杉ノ目物語

キャバレー現代

杉ノ目が札幌に誕生する少し前、港町、小樽での物語です。

戦後まもない昭和21年、先代の杉目繁雄が、小樽で「おしるこ屋」を始めました。甘いものが少なかった時代、おしるこは大人から子どもまで、みんなに喜ばれました。しかし、繁雄にはもっと大きな夢がありました。当時はまだめずらしかった大人の社交場、上品で優雅なキャバレーを、小樽で開きたいと思っていたのです。

その後、昭和23年に米国領事館から特別に許可を得て、進駐軍向けのビアホール「GENDAI(現代)」を開店します。そのころ、港に出入りしていた米軍の水兵たちが訪れ、店は大繁盛となりました。そして昭和26年、店の名前を「キャバレー現代」とあらため、日本人客も利用できる店として、いよいよ本格的にオープンしました。

写真:キャバレー現代外観
写真:往年のキャバレー現代

往年のキャバレー現代

キャバレー現代の建物は、小樽のまちの中心街、「静屋通り」のなかほどに建つ明治時代のお屋敷。小樽のニシン漁三大網元の一つ、白鳥家の別宅として明治42年に建てられた。広々とした造りで、大きく張り出した赤い屋根、白い漆喰の壁、背の高い門柱、格子窓などに明治の風情があふれる。夜になると、店内の灯が外にもれていた。

昭和のなかばに生まれたキャバレーは、大人たちの粋な社交場でした。

どこかにドラマが隠れているような、大人の想像力をかき立ててくれるような、魅力あふれる場所でした。

作家の村松友視さんは小樽が舞台の小説『海猫屋の客』のなかで、主人公たちが語り合う場所として、キャバレー現代を登場させています。ご自身も常連客の一人だった松村さんは、店の魅力をこんな風に語ってくださいました。

「ニシン景気華やかなりし頃を知るホステスさんと、常連客の織りなす風景、その両者が交わしあう会話、ホステスさんが書生っぽく歌う高峰三枝子の『情熱のルンバ』の旋律など……店内に入るといっぺんに時が逆回転し、小樽のよき時代へと遡るようだった」

写真:昭和26年、創業時の記念写真

昭和26年、創業時の記念写真

店内でホステス、スタッフらが勢ぞろいして撮影した1枚。前列中央が先代の杉目繁雄。

店には地元の名士をはじめ、大勢の馴染み客が集いました。ホステスは全盛期で50人ほど。みんな家族のような付きあいをしていたので、何十年もつとめる人が多く、平均年齢が高めだったことが店の特徴でもありました。飾らない小樽弁がとびかい、店はあたたかな雰囲気に包まれていました。

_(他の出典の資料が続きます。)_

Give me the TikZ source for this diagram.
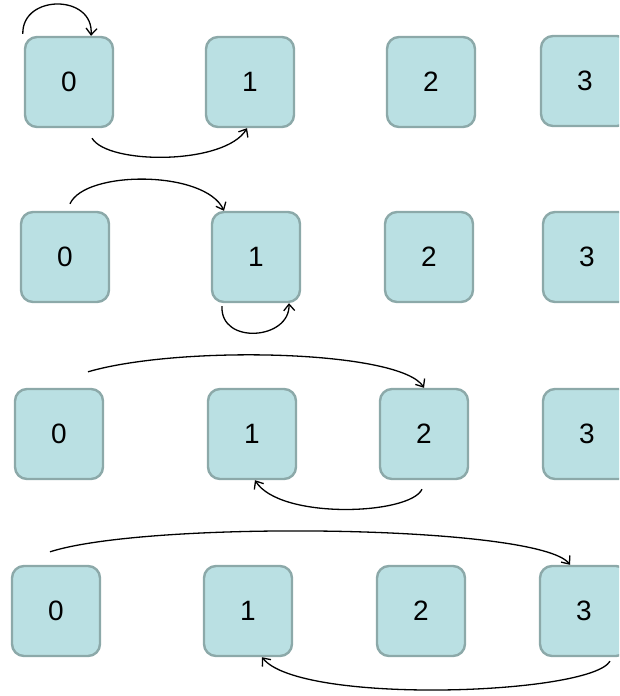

古風な赤いベルベットのソファ、ゆっくり回る卵型のミラーボール、生バンドの演奏、色とりどりのドレスを着たホステスたち。昭和から平成へと時代が変わっても、キャバレー現代の空気は、古きよき小樽の時代を伝えてきました。

平成11年秋、キャバレー現代は50年の歴史に幕を閉じました。

時代の流れとともに、その役割を終え、静かに引退するときがきたのです。閉店の日、全国各地から常連のお客様がかけつけ、店は200名以上の人であふれました。全員で乾杯をし、歌をうたい、ダンスを踊り、最後の夜がふけてゆきました。

写真:キャバレー現代の店内

キャバレー現代の店内

正面のカウンター、赤いソファのテーブル席、ステージの上のドラムセット、天井まで突き抜けるオンコの木。平成11年9月に閉店する日まで、20年間勤務していたマスターは、いつもと同じように準備を整え、店を開けた。